MATERIAL -
··········

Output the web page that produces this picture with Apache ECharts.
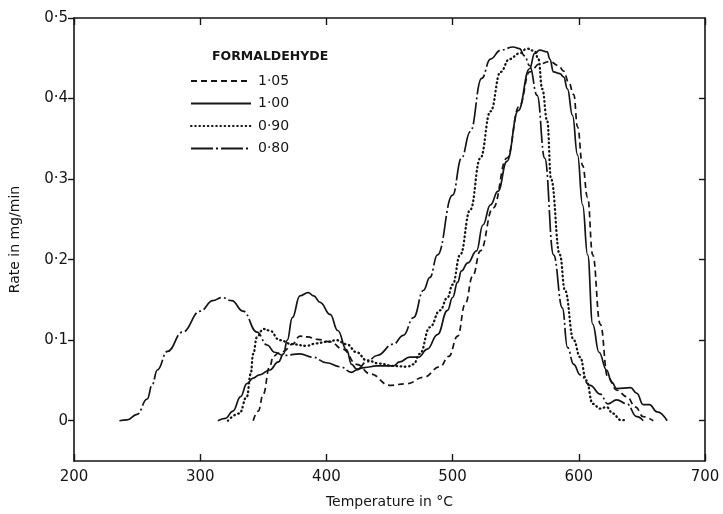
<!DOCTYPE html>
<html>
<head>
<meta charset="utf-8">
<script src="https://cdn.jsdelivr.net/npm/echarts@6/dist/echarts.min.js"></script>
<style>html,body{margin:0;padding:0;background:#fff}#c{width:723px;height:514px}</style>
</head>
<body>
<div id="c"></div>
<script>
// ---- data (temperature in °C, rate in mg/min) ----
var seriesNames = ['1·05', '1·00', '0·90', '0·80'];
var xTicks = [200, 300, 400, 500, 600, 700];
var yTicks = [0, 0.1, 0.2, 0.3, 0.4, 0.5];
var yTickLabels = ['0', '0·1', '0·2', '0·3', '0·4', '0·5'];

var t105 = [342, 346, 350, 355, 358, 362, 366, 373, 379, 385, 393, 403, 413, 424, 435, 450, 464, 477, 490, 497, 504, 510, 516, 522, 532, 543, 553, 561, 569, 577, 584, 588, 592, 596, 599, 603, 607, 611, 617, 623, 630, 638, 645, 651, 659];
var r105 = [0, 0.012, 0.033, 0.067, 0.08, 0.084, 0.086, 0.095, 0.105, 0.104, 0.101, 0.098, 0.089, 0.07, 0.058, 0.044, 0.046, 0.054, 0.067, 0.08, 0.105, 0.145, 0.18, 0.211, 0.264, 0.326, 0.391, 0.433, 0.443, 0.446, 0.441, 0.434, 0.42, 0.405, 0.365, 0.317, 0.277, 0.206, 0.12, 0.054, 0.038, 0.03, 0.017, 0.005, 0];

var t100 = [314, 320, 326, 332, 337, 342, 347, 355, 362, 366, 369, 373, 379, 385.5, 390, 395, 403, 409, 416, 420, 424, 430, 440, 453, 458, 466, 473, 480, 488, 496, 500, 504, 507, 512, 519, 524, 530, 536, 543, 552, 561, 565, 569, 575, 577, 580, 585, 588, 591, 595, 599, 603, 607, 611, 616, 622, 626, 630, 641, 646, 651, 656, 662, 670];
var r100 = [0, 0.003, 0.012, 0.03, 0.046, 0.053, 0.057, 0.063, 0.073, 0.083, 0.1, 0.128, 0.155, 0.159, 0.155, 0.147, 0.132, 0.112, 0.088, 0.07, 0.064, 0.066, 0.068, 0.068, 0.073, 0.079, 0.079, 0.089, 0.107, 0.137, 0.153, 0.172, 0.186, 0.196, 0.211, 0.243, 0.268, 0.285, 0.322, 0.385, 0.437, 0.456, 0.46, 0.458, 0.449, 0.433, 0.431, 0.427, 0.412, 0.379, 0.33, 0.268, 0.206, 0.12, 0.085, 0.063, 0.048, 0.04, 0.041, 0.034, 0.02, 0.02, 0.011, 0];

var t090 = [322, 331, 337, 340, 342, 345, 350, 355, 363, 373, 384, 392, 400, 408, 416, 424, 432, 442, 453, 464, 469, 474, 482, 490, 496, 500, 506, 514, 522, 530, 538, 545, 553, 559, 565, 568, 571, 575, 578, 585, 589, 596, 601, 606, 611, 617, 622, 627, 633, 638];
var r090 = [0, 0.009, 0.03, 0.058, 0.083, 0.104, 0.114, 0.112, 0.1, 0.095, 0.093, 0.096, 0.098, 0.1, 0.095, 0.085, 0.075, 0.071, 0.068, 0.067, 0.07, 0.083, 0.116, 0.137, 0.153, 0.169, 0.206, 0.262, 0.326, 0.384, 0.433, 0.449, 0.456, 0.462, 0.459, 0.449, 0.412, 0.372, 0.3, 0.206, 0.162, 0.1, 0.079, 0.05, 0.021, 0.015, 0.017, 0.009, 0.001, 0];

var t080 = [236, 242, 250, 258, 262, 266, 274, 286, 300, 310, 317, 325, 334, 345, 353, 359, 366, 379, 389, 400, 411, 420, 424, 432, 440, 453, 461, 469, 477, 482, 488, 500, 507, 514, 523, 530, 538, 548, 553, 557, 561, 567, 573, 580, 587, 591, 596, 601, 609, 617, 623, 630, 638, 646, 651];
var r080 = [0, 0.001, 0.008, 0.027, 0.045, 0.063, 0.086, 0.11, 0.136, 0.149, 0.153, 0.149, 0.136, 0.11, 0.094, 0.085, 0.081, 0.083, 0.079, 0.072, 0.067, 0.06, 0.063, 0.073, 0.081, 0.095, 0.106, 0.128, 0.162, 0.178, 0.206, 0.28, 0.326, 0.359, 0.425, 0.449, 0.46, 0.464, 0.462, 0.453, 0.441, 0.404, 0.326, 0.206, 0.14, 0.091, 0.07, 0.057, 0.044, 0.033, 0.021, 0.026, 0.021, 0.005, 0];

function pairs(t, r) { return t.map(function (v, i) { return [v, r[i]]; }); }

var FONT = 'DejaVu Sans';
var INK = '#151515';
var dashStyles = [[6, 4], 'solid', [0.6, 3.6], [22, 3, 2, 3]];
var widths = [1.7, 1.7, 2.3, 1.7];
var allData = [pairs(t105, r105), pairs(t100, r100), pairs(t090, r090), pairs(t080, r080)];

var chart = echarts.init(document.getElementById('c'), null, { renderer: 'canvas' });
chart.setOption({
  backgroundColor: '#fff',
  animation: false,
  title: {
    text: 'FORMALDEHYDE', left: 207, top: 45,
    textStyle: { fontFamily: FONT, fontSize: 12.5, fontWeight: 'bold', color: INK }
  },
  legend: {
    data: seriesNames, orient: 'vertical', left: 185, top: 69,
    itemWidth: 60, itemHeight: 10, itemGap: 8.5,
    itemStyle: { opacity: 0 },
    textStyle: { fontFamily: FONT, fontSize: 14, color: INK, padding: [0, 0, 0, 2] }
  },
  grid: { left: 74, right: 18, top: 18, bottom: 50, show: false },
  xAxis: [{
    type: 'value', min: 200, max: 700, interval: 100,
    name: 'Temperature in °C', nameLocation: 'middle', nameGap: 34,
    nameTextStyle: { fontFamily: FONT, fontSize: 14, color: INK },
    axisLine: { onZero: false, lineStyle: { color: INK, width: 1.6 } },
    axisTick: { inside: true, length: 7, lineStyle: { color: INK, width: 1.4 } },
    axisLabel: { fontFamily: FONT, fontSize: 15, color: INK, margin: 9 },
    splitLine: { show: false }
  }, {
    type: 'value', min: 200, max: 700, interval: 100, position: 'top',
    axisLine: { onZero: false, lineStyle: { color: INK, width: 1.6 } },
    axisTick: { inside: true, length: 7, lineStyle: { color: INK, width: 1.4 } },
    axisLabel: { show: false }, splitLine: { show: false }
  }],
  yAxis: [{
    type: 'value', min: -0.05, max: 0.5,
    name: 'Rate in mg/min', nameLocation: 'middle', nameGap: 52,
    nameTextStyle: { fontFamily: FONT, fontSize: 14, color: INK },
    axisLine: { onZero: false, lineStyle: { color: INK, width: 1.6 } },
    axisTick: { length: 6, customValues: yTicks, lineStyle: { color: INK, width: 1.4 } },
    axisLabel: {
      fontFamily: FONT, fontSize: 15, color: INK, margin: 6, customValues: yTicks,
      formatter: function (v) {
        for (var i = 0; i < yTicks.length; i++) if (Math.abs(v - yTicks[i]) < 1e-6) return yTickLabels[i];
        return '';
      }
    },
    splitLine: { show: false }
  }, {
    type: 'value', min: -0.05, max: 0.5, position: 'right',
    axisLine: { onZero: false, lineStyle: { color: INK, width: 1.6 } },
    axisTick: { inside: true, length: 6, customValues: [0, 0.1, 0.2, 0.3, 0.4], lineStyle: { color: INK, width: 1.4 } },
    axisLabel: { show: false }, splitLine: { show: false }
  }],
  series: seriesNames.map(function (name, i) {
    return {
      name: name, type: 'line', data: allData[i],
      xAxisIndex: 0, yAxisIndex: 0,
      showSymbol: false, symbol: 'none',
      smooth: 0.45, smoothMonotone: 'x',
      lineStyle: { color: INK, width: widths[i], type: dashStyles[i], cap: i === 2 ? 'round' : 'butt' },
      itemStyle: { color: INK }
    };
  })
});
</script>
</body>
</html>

··········

TASK PROMPT -
Skip every picture and return the lines above from the top through the one that contains "var yTickLabels = ['0', '0·1', '0·2', '0·3', '0·4', '0·5'];".

FULL OUTPUT -
Output the web page that produces this picture with Apache ECharts.
<!DOCTYPE html>
<html>
<head>
<meta charset="utf-8">
<script src="https://cdn.jsdelivr.net/npm/echarts@6/dist/echarts.min.js"></script>
<style>html,body{margin:0;padding:0;background:#fff}#c{width:723px;height:514px}</style>
</head>
<body>
<div id="c"></div>
<script>
// ---- data (temperature in °C, rate in mg/min) ----
var seriesNames = ['1·05', '1·00', '0·90', '0·80'];
var xTicks = [200, 300, 400, 500, 600, 700];
var yTicks = [0, 0.1, 0.2, 0.3, 0.4, 0.5];
var yTickLabels = ['0', '0·1', '0·2', '0·3', '0·4', '0·5'];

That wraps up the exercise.